The Technology Select Sector SPDR Fund (XLK), along with semiconductors, also gives off sell signals on the bearish watchlist. Both are in a bearish trend and have bearish structure.
We can’t stress this enough right now – the overall market structure is bearish. That means traders are going to likely see a lot less bullish opportunities like the ones seen recently in the energy sector.
The job of traders is to make sure they fully maximize trends and setups as they come available and quickly move away from setups when they break down.
Watchlists for bearish shorts
Setups for short plays are the focus for Simpler’s traders and these setups can occur with some frequency in this market. These setups are meeting their targets quickly, so traders must be prepared as these opportunities move fast and are short-lived.
Traders need to break away from trades that worked in previous market environments. Remember, Big Tech stocks were in play last year, but not so much today.
This market is different and traders are wise to consider short plays.
Traders who hang on to trading setups with only their favorite stocks could sit around for months, waiting for the upside squeeze setup before they realize there are a lot of short plays working in the market.
Traders should remain open-minded to stepping outside of favorites stocks and setups.

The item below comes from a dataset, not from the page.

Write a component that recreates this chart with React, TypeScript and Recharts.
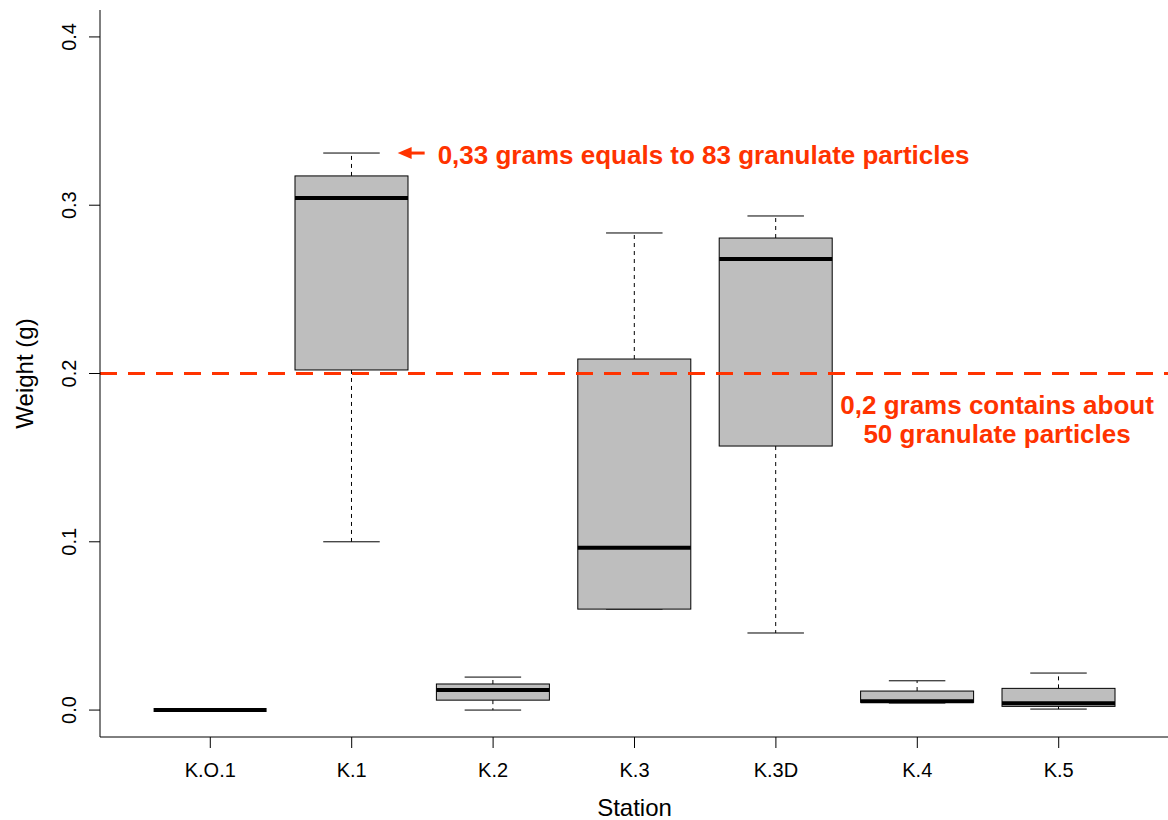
import React from 'react';
import { ComposedChart, Bar, XAxis, YAxis, ReferenceLine, ReferenceDot, Label } from 'recharts';

// ---- data ----
const stations = ['K.O.1', 'K.1', 'K.2', 'K.3', 'K.3D', 'K.4', 'K.5'];
const positions = [1, 2, 3, 4, 5, 6, 7];
const whiskerLow = [0, 0.1, 0, 0.06, 0.0458, 0.0042, 0.0006];
const quartile1 = [0, 0.2021, 0.0059, 0.06, 0.1569, 0.0046, 0.0022];
const medians = [0, 0.3043, 0.0119, 0.0965, 0.268, 0.0052, 0.004];
const quartile3 = [0, 0.3174, 0.0155, 0.2086, 0.2805, 0.0113, 0.0129];
const whiskerHigh = [0, 0.331, 0.0196, 0.2835, 0.2936, 0.0174, 0.022];
const yTicks = [0, 0.1, 0.2, 0.3, 0.4];
const thresholdValue = 0.2;
const maxValue = 0.331;
const note1 = '0,33 grams equals to 83 granulate particles';
const note2a = '0,2 grams contains about';
const note2b = '50 granulate particles';

const data = positions.map((p, i) => ({
  pos: p,
  name: stations[i],
  low: whiskerLow[i],
  q1: quartile1[i],
  med: medians[i],
  q3: quartile3[i],
  high: whiskerHigh[i],
}));

const FONT = '"Liberation Sans", Arial, Helvetica, sans-serif';
const RED = '#FF3300';
const X_DOMAIN: [number, number] = [0.22, 7.78];
const Y_DOMAIN: [number, number] = [-0.016, 0.416];

const BoxShape = (props: any) => {
  const { x, y, width, height, payload } = props;
  if (x == null || payload == null) return null;
  const top = Math.min(y, y + height);
  const bottom = Math.max(y, y + height);
  const { low, q1, med, q3, high } = payload;
  const span = high - low;
  const py = (v: number) => (span > 0 ? bottom - ((v - low) / span) * (bottom - top) : top);
  const cx = x + width / 2;
  const half = width / 2;
  const capHalf = width / 4;
  return (
    <g>
      <line x1={cx} x2={cx} y1={py(q3)} y2={py(high)} stroke="#000" strokeWidth={1} strokeDasharray="4 4" />
      <line x1={cx} x2={cx} y1={py(q1)} y2={py(low)} stroke="#000" strokeWidth={1} strokeDasharray="4 4" />
      <line x1={cx - capHalf} x2={cx + capHalf} y1={py(high)} y2={py(high)} stroke="#000" strokeWidth={1} />
      <line x1={cx - capHalf} x2={cx + capHalf} y1={py(low)} y2={py(low)} stroke="#000" strokeWidth={1} />
      <rect x={cx - half} y={py(q3)} width={width} height={Math.max(0, py(q1) - py(q3))} fill="#BEBEBE" stroke="#000" strokeWidth={1} />
      <line x1={cx - half} x2={cx + half} y1={py(med)} y2={py(med)} stroke="#000" strokeWidth={4} />
    </g>
  );
};

const YTick = (props: any) => {
  const { x, y, payload } = props;
  return (
    <text x={x} y={y} transform={`rotate(-90, ${x}, ${y})`} textAnchor="middle" fontSize={20} fontFamily={FONT} fill="#000">
      {Number(payload.value).toFixed(1)}
    </text>
  );
};

const XTick = (props: any) => {
  const { x, y, payload } = props;
  const idx = positions.indexOf(payload.value);
  return (
    <text x={x} y={y} dy={16} textAnchor="middle" fontSize={20} fontFamily={FONT} fill="#000">
      {idx >= 0 ? stations[idx] : ''}
    </text>
  );
};

const ArrowNote = (props: any) => {
  const { cx, cy } = props;
  if (cx == null) return null;
  return (
    <g>
      <line x1={cx + 10} x2={cx + 27} y1={cy} y2={cy} stroke={RED} strokeWidth={3} />
      <polygon points={`${cx},${cy} ${cx + 14},${cy - 6} ${cx + 14},${cy + 6}`} fill={RED} />
      <text x={cx + 40} y={cy + 11} fontSize={26} fontWeight="bold" fontFamily={FONT} fill={RED}>
        {note1}
      </text>
    </g>
  );
};

const ThresholdNote = (props: any) => {
  const { cx, cy } = props;
  if (cx == null) return null;
  return (
    <g>
      <text x={cx} y={cy + 40} textAnchor="middle" fontSize={26} fontWeight="bold" fontFamily={FONT} fill={RED}>
        {note2a}
      </text>
      <text x={cx} y={cy + 69} textAnchor="middle" fontSize={26} fontWeight="bold" fontFamily={FONT} fill={RED}>
        {note2b}
      </text>
    </g>
  );
};

export default function App() {
  return (
    <div style={{ position: 'absolute', left: 0, top: 0, width: 1168, height: 820, overflow: 'hidden', background: '#fff' }}>
      <ComposedChart width={1169} height={820} data={data} margin={{ top: 10, right: 0, bottom: 0, left: 0 }}>
        <XAxis
          dataKey="pos"
          type="number"
          domain={X_DOMAIN}
          ticks={positions}
          interval={0}
          allowDataOverflow
          height={83}
          tickSize={11}
          tickMargin={13}
          tick={<XTick />}
          stroke="#000"
          axisLine={{ stroke: '#000' }}
          tickLine={{ stroke: '#000' }}
        >
          <Label
            content={(p: any) => {
              const vb = p.viewBox || {};
              return (
                <text x={vb.x + vb.width / 2} y={vb.y + 79} textAnchor="middle" fontSize={24} fontFamily={FONT} fill="#000">
                  Station
                </text>
              );
            }}
          />
        </XAxis>
        <XAxis xAxisId="top" orientation="top" type="number" domain={X_DOMAIN} allowDataOverflow height={0} tick={false} tickLine={false} axisLine={{ stroke: '#000' }} />
        <YAxis
          type="number"
          domain={Y_DOMAIN}
          ticks={yTicks}
          interval={0}
          allowDataOverflow
          width={100}
          tickSize={11}
          tickMargin={13}
          tick={<YTick />}
          axisLine={{ stroke: '#000' }}
          tickLine={{ stroke: '#000' }}
        >
          <Label
            content={(p: any) => {
              const vb = p.viewBox || {};
              const lx = vb.x + 33;
              const ly = vb.y + vb.height / 2;
              return (
                <text x={lx} y={ly} transform={`rotate(-90, ${lx}, ${ly})`} textAnchor="middle" fontSize={24} fontFamily={FONT} fill="#000">
                  Weight (g)
                </text>
              );
            }}
          />
        </YAxis>
        <YAxis yAxisId="right" orientation="right" type="number" domain={Y_DOMAIN} allowDataOverflow width={0} tick={false} tickLine={false} axisLine={{ stroke: '#000' }} />
        <Bar dataKey={(d: any) => [d.low, d.high]} barSize={113} shape={<BoxShape />} isAnimationActive={false} />
        <ReferenceLine y={thresholdValue} stroke={RED} strokeWidth={3} strokeDasharray="17 11" />
        <ReferenceDot x={2.325} y={maxValue} r={0} shape={<ArrowNote />} />
        <ReferenceDot x={6.564} y={thresholdValue} r={0} shape={<ThresholdNote />} />
      </ComposedChart>
    </div>
  );
}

There are opportunities in this market if traders know where to look and if they have the open mindset to look in new areas. No love should be lost on “favorite” stocks.
Traders are finding opportunities in stocks they have never traded. Traders now are following these potential plays because that’s where the good structure is being revealed by the market.
Short setups could show up in trading scans but be ignored because they lack appeal or they are unfamiliar. Traders should remember that if a stock has potential for a short play then it is fair game. Traders should be willing to trade just about anything if it fits the right criteria.
Right now, traders are at a point where they can trade a variety of possibilities showing up on the bearish watchlist.
Opportunities to explore, setups to consider
Despite the gloom and doom news, this market is revealing ample opportunity for traders putting in the work.
Once traders have a watchlist in place with both sides covered (focusing on the short side now), they can find the schools of fish. When traders know where to fish, almost everything else takes care of itself.
Regardless of any news narrative, there are setups in the market that may be familiar to traders. The key is looking in different locations to find these opportunities.
Focus on keeping an updated watchlist at all times, target setups on this list, and let the market set up the plays.
Daily habits to find setups can reap rewards
Traders at Simpler Trading make it a practice to prepare nightly for “full-steam-ahead” when the market opens.
Our team scrolls through actionable alerts, runs scans, and completes chart work and sector analysis. This begins with traders looking to play the trend that’s being presented and finding setups that fit current market conditions.
Taking the best of the buy or sell signals and adding them to the watchlist becomes a simple process that allows traders to quickly find the short areas on the bearish watchlist.
This premarket routine makes preparing for trades easier and opens up new opportunities.